** Begin Material provided **

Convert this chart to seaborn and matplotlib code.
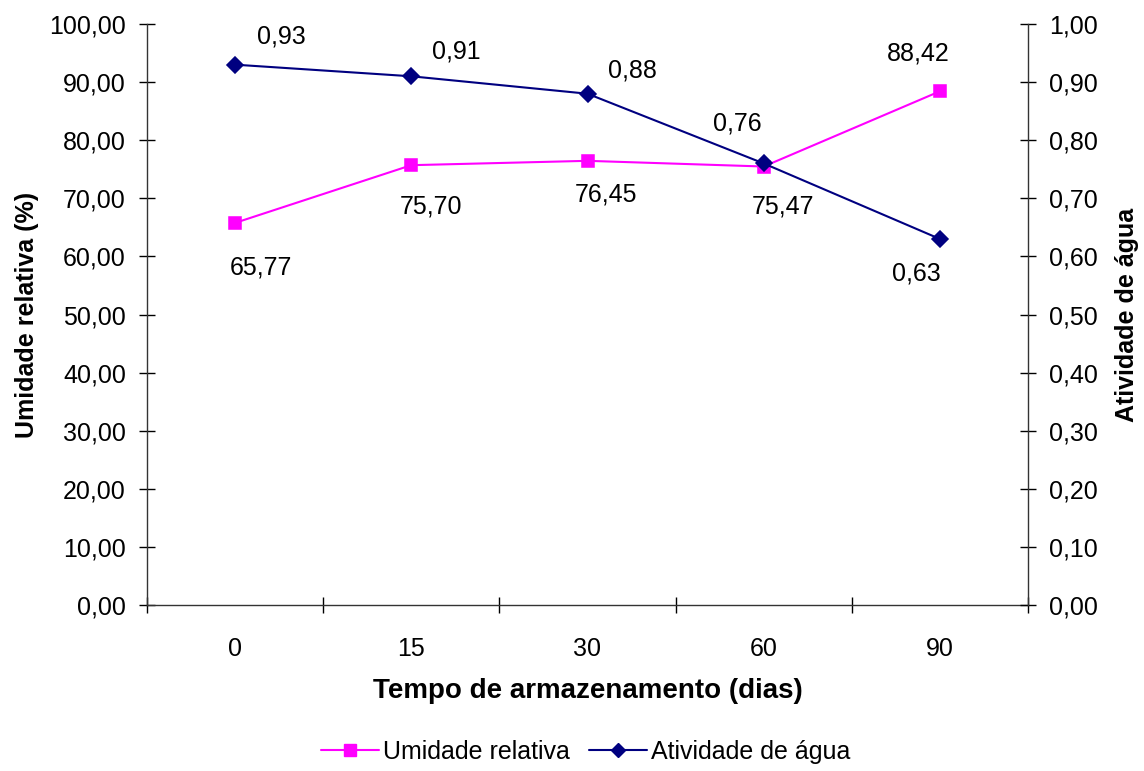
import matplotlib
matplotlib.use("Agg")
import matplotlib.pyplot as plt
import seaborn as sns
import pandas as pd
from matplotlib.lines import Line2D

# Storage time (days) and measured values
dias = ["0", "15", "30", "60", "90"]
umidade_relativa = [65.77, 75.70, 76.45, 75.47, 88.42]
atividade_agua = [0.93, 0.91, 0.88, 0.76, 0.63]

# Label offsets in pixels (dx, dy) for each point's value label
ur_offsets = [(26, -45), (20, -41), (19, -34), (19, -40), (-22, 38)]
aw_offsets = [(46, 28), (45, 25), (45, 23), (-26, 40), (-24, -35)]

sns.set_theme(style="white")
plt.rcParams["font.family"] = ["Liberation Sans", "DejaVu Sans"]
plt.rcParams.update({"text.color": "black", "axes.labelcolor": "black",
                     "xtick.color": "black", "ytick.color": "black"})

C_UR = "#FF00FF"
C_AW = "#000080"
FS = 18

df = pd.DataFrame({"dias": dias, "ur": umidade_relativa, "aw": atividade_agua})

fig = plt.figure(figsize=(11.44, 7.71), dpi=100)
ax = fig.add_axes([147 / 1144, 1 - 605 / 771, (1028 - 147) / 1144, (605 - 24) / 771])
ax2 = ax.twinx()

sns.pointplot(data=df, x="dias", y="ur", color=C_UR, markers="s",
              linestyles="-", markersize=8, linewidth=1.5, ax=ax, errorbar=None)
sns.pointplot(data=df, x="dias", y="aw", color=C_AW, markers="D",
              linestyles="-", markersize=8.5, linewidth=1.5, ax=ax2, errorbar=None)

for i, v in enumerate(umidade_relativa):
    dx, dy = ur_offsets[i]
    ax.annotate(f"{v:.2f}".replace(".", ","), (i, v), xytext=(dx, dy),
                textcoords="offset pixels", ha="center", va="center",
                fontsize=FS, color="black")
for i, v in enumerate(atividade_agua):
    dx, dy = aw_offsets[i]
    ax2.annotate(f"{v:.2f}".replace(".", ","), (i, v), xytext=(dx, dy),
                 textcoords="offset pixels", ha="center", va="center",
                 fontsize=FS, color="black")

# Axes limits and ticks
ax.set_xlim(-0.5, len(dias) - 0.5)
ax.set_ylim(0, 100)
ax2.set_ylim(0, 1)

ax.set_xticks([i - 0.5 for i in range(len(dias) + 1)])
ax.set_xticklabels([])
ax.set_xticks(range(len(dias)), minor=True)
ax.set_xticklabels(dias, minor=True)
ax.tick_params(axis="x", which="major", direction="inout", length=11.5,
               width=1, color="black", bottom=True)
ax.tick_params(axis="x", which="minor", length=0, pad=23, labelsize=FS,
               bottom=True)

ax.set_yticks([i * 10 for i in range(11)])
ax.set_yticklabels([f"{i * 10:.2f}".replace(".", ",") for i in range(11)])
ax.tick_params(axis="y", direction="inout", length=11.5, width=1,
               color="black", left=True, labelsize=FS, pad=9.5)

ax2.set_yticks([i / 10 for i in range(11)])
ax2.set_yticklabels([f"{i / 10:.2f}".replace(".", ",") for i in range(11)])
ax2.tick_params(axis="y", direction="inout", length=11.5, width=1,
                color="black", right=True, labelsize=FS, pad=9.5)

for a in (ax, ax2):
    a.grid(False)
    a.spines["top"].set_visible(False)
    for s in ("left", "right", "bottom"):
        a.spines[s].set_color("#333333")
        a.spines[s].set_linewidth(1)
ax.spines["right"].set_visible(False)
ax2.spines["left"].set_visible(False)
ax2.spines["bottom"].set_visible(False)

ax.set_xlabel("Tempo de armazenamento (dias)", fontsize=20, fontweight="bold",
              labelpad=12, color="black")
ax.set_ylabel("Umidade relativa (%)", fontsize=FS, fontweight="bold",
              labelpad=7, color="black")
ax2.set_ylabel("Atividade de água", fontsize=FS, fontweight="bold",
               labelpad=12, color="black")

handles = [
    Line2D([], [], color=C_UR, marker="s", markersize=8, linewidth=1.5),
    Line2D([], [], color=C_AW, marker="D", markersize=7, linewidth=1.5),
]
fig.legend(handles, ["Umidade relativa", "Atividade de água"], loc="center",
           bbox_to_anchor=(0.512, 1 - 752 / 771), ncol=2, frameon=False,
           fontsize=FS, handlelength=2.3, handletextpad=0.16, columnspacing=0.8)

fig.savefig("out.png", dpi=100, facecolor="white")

** End Material provided **
** Begin Material provided **

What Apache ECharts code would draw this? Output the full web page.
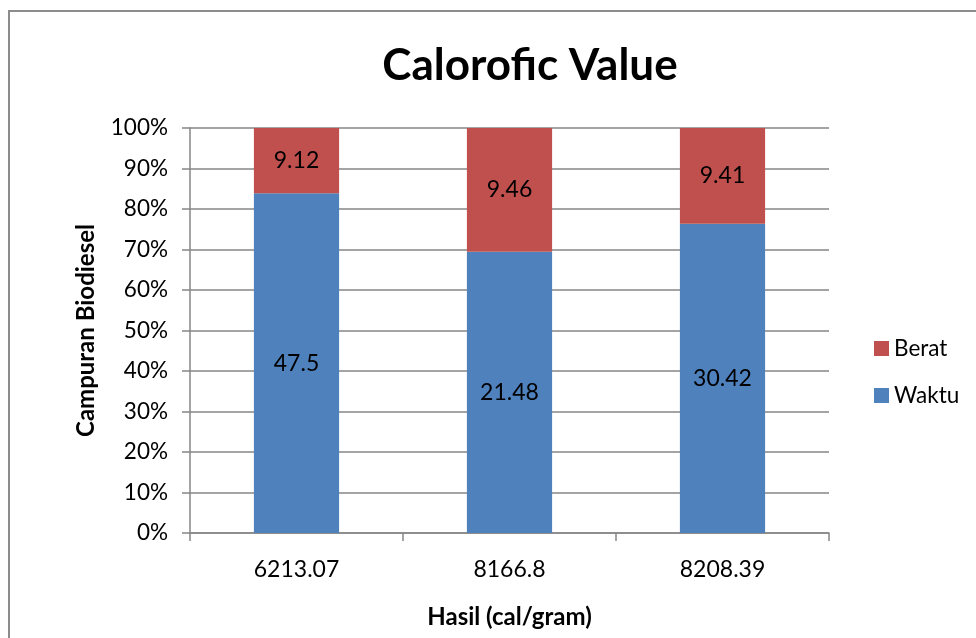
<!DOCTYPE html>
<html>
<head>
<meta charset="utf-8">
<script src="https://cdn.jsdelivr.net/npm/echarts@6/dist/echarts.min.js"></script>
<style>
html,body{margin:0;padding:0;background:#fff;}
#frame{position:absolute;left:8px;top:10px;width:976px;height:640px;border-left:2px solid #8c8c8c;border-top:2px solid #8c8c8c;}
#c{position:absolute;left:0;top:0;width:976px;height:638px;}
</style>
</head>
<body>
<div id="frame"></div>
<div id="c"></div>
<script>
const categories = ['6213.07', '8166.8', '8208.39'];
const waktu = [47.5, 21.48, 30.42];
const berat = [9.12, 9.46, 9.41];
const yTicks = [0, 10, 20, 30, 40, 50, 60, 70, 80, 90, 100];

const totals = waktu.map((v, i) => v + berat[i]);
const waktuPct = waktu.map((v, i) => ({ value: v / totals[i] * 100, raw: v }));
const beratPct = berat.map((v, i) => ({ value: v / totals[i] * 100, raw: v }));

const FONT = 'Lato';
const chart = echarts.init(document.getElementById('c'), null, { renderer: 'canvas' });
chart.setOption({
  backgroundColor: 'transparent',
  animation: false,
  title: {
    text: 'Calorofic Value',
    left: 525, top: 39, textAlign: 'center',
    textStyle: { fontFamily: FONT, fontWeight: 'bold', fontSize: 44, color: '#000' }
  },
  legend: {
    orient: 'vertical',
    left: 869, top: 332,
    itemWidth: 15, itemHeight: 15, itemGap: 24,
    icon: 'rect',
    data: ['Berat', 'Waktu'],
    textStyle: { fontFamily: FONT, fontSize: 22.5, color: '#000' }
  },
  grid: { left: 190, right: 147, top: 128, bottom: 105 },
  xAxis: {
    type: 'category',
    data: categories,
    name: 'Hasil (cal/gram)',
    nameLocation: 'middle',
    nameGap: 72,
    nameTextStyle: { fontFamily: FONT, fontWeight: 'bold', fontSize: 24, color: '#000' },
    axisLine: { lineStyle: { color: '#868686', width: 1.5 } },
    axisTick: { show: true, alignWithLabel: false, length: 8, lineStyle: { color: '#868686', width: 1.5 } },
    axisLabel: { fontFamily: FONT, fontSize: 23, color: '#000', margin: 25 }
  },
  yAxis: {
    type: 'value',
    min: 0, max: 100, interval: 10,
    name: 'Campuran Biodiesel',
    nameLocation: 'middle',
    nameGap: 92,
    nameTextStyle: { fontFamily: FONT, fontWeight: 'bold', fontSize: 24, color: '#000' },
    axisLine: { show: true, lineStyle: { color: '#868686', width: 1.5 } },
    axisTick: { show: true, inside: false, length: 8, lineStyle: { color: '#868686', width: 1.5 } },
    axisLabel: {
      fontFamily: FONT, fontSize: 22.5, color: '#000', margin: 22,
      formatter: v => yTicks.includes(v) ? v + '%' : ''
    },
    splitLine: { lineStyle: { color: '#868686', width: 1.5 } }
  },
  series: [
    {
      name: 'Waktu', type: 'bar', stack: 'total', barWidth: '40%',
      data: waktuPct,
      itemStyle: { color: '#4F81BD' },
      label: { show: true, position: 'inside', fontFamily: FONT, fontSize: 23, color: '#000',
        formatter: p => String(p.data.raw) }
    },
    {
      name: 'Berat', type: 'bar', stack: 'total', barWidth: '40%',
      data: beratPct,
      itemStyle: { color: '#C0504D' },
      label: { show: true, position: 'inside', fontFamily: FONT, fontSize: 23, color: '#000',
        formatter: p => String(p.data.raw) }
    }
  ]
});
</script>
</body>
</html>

** End Material provided **
** Begin Material provided **

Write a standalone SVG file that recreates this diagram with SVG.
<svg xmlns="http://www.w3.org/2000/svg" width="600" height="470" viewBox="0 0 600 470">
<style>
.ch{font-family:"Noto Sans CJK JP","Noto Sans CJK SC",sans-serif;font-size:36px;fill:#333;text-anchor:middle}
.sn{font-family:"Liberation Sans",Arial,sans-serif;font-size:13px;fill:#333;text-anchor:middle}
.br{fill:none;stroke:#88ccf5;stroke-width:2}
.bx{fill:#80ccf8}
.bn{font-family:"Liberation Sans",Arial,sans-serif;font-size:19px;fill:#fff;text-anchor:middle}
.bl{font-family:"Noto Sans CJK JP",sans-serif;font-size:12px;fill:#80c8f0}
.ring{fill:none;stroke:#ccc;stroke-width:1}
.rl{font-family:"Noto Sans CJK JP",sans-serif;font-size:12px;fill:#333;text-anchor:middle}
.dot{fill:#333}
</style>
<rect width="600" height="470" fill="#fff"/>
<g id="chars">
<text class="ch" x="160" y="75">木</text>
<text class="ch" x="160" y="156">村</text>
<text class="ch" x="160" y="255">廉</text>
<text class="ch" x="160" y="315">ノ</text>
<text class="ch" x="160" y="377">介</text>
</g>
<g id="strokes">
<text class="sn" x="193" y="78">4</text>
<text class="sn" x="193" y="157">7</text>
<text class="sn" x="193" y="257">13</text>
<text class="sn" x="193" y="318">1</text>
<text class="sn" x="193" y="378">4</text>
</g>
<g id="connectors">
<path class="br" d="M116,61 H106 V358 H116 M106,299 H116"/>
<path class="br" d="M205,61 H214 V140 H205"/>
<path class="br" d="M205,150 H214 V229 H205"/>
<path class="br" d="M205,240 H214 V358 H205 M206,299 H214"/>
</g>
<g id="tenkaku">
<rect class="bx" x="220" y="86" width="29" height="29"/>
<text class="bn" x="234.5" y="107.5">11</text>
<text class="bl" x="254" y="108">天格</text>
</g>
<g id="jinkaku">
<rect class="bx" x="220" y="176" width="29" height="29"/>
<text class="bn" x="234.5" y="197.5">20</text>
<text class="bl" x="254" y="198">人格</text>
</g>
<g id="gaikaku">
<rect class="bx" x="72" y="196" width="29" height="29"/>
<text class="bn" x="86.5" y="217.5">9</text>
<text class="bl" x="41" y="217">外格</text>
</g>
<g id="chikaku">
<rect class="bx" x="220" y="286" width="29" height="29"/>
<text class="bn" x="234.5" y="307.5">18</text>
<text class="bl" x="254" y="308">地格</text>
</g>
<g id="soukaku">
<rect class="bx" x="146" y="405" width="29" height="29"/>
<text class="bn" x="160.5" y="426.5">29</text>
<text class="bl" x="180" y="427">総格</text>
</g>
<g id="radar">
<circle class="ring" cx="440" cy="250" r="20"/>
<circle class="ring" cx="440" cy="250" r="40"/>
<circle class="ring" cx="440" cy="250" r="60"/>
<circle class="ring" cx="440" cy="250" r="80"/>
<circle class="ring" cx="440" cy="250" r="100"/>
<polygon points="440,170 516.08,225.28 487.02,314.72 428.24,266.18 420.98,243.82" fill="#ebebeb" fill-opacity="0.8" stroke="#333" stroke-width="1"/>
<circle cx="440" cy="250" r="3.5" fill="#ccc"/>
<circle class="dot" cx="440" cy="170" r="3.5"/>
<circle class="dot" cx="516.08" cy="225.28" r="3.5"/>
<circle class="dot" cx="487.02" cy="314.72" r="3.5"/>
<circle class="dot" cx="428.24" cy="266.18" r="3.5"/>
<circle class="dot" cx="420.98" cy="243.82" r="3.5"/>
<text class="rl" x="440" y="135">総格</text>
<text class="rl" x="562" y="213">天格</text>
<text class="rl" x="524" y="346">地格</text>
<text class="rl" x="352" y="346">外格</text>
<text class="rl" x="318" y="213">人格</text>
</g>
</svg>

** End Material provided **

Starting at the line containing "Convert this chart" and stopping after the line containing "40), (-24, -35)]", give the lines again exactly and leave out every image.

Convert this chart to seaborn and matplotlib code.
import matplotlib
matplotlib.use("Agg")
import matplotlib.pyplot as plt
import seaborn as sns
import pandas as pd
from matplotlib.lines import Line2D

# Storage time (days) and measured values
dias = ["0", "15", "30", "60", "90"]
umidade_relativa = [65.77, 75.70, 76.45, 75.47, 88.42]
atividade_agua = [0.93, 0.91, 0.88, 0.76, 0.63]

# Label offsets in pixels (dx, dy) for each point's value label
ur_offsets = [(26, -45), (20, -41), (19, -34), (19, -40), (-22, 38)]
aw_offsets = [(46, 28), (45, 25), (45, 23), (-26, 40), (-24, -35)]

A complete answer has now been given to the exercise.